Peace & quiet to connect with oneself. And with today's crazy life, I
quite agree with it. Deep breaths, yoga, a long stroll and what not to help us
find our self. So I thought to myself, since I haven't tried anything new recently,
why not this! I did every one of those things listed above and more but still
could not rise above the city noise. Early morning - didn't help. Late night -
didn't help either. I could not point a finger to what it was that disturbed me
but it was something freakishly close. A 'ding' and bulb lit up. It was the
phone. THE PHONE which roams around with me everywhere under the pretext of
keeping me connected. And the rare occasions when i forget it somewhere,
it plays this enchanting music and lures me back. Like the bagpiper calling out
to the rats: / So! I did what any smart person would do - i switched it off. As
shocking as that is, I did do it. Well honestly, I had to - I was boarding a
flight *sheepish grin*. A bumpy ride & lots
of lightening later, we overshot the airport.
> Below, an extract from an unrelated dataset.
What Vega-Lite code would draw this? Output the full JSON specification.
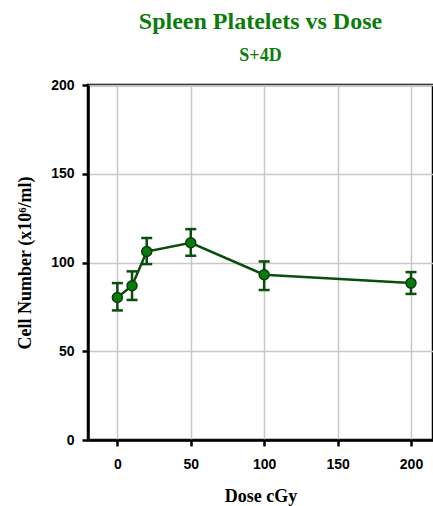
{
  "$schema": "https://vega.github.io/schema/vega-lite/v6.json",
  "width": 345,
  "height": 355,
  "autosize": {"type": "none"},
  "padding": {"left": 88, "top": 85, "right": 0, "bottom": 66},
  "background": "white",
  "title": {
    "text": "Spleen Platelets vs Dose",
    "subtitle": "S+4D",
    "anchor": "middle",
    "offset": 13,
    "font": "Liberation Serif",
    "fontSize": 24,
    "fontWeight": "bold",
    "color": "#0b7d0b",
    "subtitleFont": "Liberation Serif",
    "subtitleFontSize": 18,
    "subtitleFontWeight": "bold",
    "subtitleColor": "#0b7d0b",
    "subtitlePadding": 13,
    "encode": {
      "subtitle": {
        "update": {
          "font": {"value": "Liberation Serif"},
          "fontSize": {"value": 18},
          "fontWeight": {"value": "bold"},
          "fill": {"value": "#0b7d0b"}
        }
      }
    }
  },
  "data": {
    "values": [
      {"dose": 0, "mean": 80.3, "lo": 73.0, "hi": 88.4},
      {"dose": 10, "mean": 86.9, "lo": 78.9, "hi": 95.0},
      {"dose": 20, "mean": 106.2, "lo": 99.1, "hi": 113.8},
      {"dose": 50, "mean": 111.1, "lo": 103.8, "hi": 118.8},
      {"dose": 100, "mean": 93.1, "lo": 84.5, "hi": 100.6},
      {"dose": 200, "mean": 88.4, "lo": 82.3, "hi": 94.6}
    ]
  },
  "config": {
    "view": {"stroke": "black", "strokeWidth": 2.5},
    "axis": {
      "labelFont": "Liberation Sans",
      "labelFontWeight": "bold",
      "labelFontSize": 14,
      "labelColor": "black",
      "titleFont": "Liberation Serif",
      "titleFontWeight": "bold",
      "titleFontSize": 18,
      "titleColor": "black",
      "domainColor": "black",
      "domainWidth": 2.5,
      "tickColor": "black",
      "tickWidth": 2.5,
      "tickSize": 6,
      "gridColor": "#c8c8c8",
      "gridWidth": 1.5,
      "gridOpacity": 1
    }
  },
  "encoding": {
    "x": {
      "field": "dose", "type": "quantitative",
      "scale": {"domain": [-20, 215], "nice": false, "zero": false},
      "axis": {"values": [0, 50, 100, 150, 200], "title": "Dose cGy", "labelPadding": 11, "titlePadding": 16}
    }
  },
  "layer": [
    {
      "mark": {"type": "rule", "color": "#0b4d0b", "strokeWidth": 2.5},
      "encoding": {
        "y": {
          "field": "lo", "type": "quantitative",
          "scale": {"domain": [0, 200], "nice": false},
          "axis": {"values": [0, 50, 100, 150, 200], "title": "Cell Number (x10⁶/ml)", "labelPadding": 8, "titlePadding": 16}
        },
        "y2": {"field": "hi"}
      }
    },
    {
      "mark": {"type": "tick", "orient": "horizontal", "color": "#0b4d0b", "size": 11, "thickness": 2.5, "opacity": 1},
      "encoding": {"y": {"field": "lo", "type": "quantitative"}}
    },
    {
      "mark": {"type": "tick", "orient": "horizontal", "color": "#0b4d0b", "size": 11, "thickness": 2.5, "opacity": 1},
      "encoding": {"y": {"field": "hi", "type": "quantitative"}}
    },
    {
      "mark": {"type": "line", "color": "#0b4d0b", "strokeWidth": 2.5},
      "encoding": {"y": {"field": "mean", "type": "quantitative"}}
    },
    {
      "mark": {"type": "point", "shape": "circle", "filled": true, "size": 100, "fill": "#0a7a0a", "stroke": "#0b3d0b", "strokeWidth": 1.5, "opacity": 1},
      "encoding": {"y": {"field": "mean", "type": "quantitative"}}
    }
  ]
}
While the captain
calmed the janta down, I looked outside my window and saw this - city lights
being left behind, engulfed by the clear black night sky. And amidst it shining
bright as a pearl, a white full moon. Like a solitaire in a coal mine. And i
stared at it enchanted. I forgot I needed to land to tend
urgent calls. I forgot there were tasks to be ticked, items to be added in the
To-Do. I just stared. My mind was wiped like a clean blank slate. It seemed
like forever; like the moon smiled back at me and told me in as many words
"inner peace" ;) - step 1 towards solitude.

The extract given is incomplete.